The parish of St. Mary was split several times to form new parishes, as Norwalk's Catholic population grew. The parish of Saint Joseph was formed in 1895. The parish of St. Matthew was split off in 1958, the parish of St. Jerome was split off in 1960, and the parish of St. Philip was created in 1964.

==Architecture==
The Gothic Revival-style church was built in the early 1870s to the design of the noted church architect James Murphy. The church's facade ornamentation is alternate blocks of light and dark cut granite. The tower, narrowing in tiers by means of buttress work, and the varied pedimenting that leads up to the most spire, combining to produce a harmonious front effect. The rose-window consists of an octofoil opening surrounded by eight smaller lights; while above this symmetrical arrangement are three lancets. The church interior was Gothic, with pillars, finished in a combination of fluting and scalloping, capped in flower and leaf work.

Renovation work was done in 1931 and a side door added on the south side. In 1961 the altar rail was removed and the marble was covered over with carpet. All three marble altars were reduced in size, and browns and beige covered the details of earlier painting.

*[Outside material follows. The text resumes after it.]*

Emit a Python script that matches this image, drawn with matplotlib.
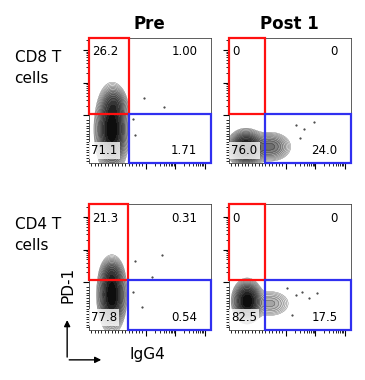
import numpy as np
import matplotlib.pyplot as plt
from matplotlib.patches import Rectangle, FancyArrowPatch

# panels: (row, col)
titles = ['Pre', 'Post 1']
rows = ['CD8 T\ncells', 'CD4 T\ncells']

# quadrant percentages: [UL, UR, LL, LR]
pcts = [['26.2', '1.00', '71.1', '1.71'],
        ['0', '0', '76.0', '24.0'],
        ['21.3', '0.31', '77.8', '0.54'],
        ['0', '0', '82.5', '17.5']]

# gate positions (IgG4 cut, PD-1 cut) in axis units 0..1
gate_x = [0.33, 0.295, 0.32, 0.30]
gate_y = [0.39, 0.39, 0.40, 0.40]

# population blobs: (cx, cy, sx, sy, weight)
blobs = [
    [(0.19, 0.27, 0.056, 0.14, 1.0), (0.21, 0.47, 0.045, 0.06, 0.25)],
    [(0.14, 0.12, 0.062, 0.06, 1.0), (0.34, 0.13, 0.08, 0.055, 0.28)],
    [(0.19, 0.28, 0.048, 0.12, 1.0), (0.19, 0.45, 0.04, 0.05, 0.2)],
    [(0.15, 0.23, 0.05, 0.07, 1.0), (0.34, 0.21, 0.085, 0.055, 0.14)],
]

# a few stray events
dots_x = [[0.36, 0.45, 0.38, 0.62], [0.55, 0.62, 0.58, 0.70],
          [0.38, 0.52, 0.36, 0.44, 0.6], [0.55, 0.60, 0.66, 0.72, 0.48, 0.52]]
dots_y = [[0.35, 0.52, 0.22, 0.45], [0.30, 0.27, 0.20, 0.33],
          [0.55, 0.42, 0.30, 0.18, 0.60], [0.28, 0.30, 0.25, 0.29, 0.33, 0.12]]

fig = plt.figure(figsize=(3.65, 3.80), dpi=100)

lefts = [0.243, 0.627]
bottoms = [0.571, 0.132]
W, H = 0.334, 0.33

gx, gy = np.meshgrid(np.linspace(0, 1, 250), np.linspace(0, 1, 250))

# logicle-ish tick marks (style only)
def log_ticks(start, step, n):
    major, minor = [], []
    for d in range(n):
        base = start + d * step
        major.append(base)
        for k in range(2, 10):
            p = base + np.log10(k) * step
            if p < 1:
                minor.append(p)
    return major, minor

ymaj, ymin = log_ticks(0.38, 0.26, 3)
ymin += list(np.linspace(0.02, 0.34, 16))
xmaj, xmin = log_ticks(0.47, 0.24, 3)
xmin += list(np.linspace(0.02, 0.44, 16))

for i in range(4):
    r, c = divmod(i, 2)
    ax = fig.add_axes([lefts[c], bottoms[r], W, H])
    z = np.zeros_like(gx)
    for cx, cy, sx, sy, w in blobs[i]:
        z += w * np.exp(-((gx - cx) ** 2 / (2 * sx ** 2) + (gy - cy) ** 2 / (2 * sy ** 2)))
    levels = z.max() * np.logspace(-1.5, 0, 16)
    shades = plt.cm.Greys(np.linspace(0.08, 0.95, len(levels) - 1))
    ax.contourf(gx, gy, z, levels=levels, colors=shades)
    ax.contour(gx, gy, z, levels=levels[:-4], colors='k', linewidths=0.3, alpha=0.5)
    ax.scatter(dots_x[i], dots_y[i], s=0.3, color='#333333')

    # gates
    ax.add_patch(Rectangle((0, gate_y[i]), gate_x[i], 1 - gate_y[i], fill=False,
                           edgecolor='#ff1010', lw=1.6, clip_on=False, zorder=5))
    ax.add_patch(Rectangle((gate_x[i], 0), 1 - gate_x[i], gate_y[i], fill=False,
                           edgecolor='#3030f0', lw=1.6, clip_on=False, zorder=5))
    ax.plot([gate_x[i], 1], [gate_y[i], gate_y[i]], color='#555555', lw=0.6)
    ax.plot([gate_x[i], gate_x[i]], [gate_y[i], 1], color='#555555', lw=0.6)

    p = pcts[i]
    kw = dict(fontsize=8.5, transform=ax.transAxes, zorder=6)
    ax.text(0.03, 0.89, p[0], ha='left', va='center', **kw)
    ax.text(0.89, 0.89, p[1], ha='right', va='center', **kw)
    ax.text(0.02, 0.10, p[2], ha='left', va='center',
            bbox=dict(facecolor='white', edgecolor='none', alpha=0.8, pad=1.5), **kw)
    ax.text(0.89, 0.10, p[3], ha='right', va='center', **kw)

    ax.set_xlim(0, 1)
    ax.set_ylim(0, 1)
    ax.set_yticks(ymaj)
    ax.set_yticks(ymin, minor=True)
    ax.set_xticks(xmaj)
    ax.set_xticks(xmin, minor=True)
    ax.tick_params(which='major', length=4, width=0.8, labelleft=False, labelbottom=False)
    ax.tick_params(which='minor', length=2, width=0.6)
    for s in ax.spines.values():
        s.set_linewidth(0.6)
        s.set_color('#444444')

    if r == 0:
        ax.set_title(titles[c], fontsize=12, fontweight='bold', pad=6)

for r in range(2):
    fig.text(0.04, bottoms[r] + H - 0.08, rows[r], fontsize=11, ha='left', va='center',
             linespacing=1.5)

fig.text(0.405, 0.066, 'IgG4', fontsize=11, ha='center', va='center')
fig.text(0.185, 0.25, 'PD-1', fontsize=11, ha='center', va='center', rotation=90)

arr = dict(arrowstyle='-|>', color='k', lw=1, mutation_scale=9)
fig.add_artist(FancyArrowPatch((0.184, 0.053), (0.184, 0.165),
                               transform=fig.transFigure, **arr))
fig.add_artist(FancyArrowPatch((0.182, 0.053), (0.285, 0.053),
                               transform=fig.transFigure, **arr))

fig.savefig('out.png', dpi=100)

The church was subsequently extensively remodeled under the direction of Duncan Stroik, professor of architecture at the University of Notre Dame. The marble side altars were reconstructed. An altarpiece by Leonard Porter Studios depicts the Assumption, framed by a reredos. John Canning Studios did the decorative painting of stars on the ceiling and stenciling.

== Austin pipe organ ==
The church's organ was built in 1994 by the Austin Organ Company of Hartford, CT, Opus 2756, 2 manuals and pedal, 24 ranks.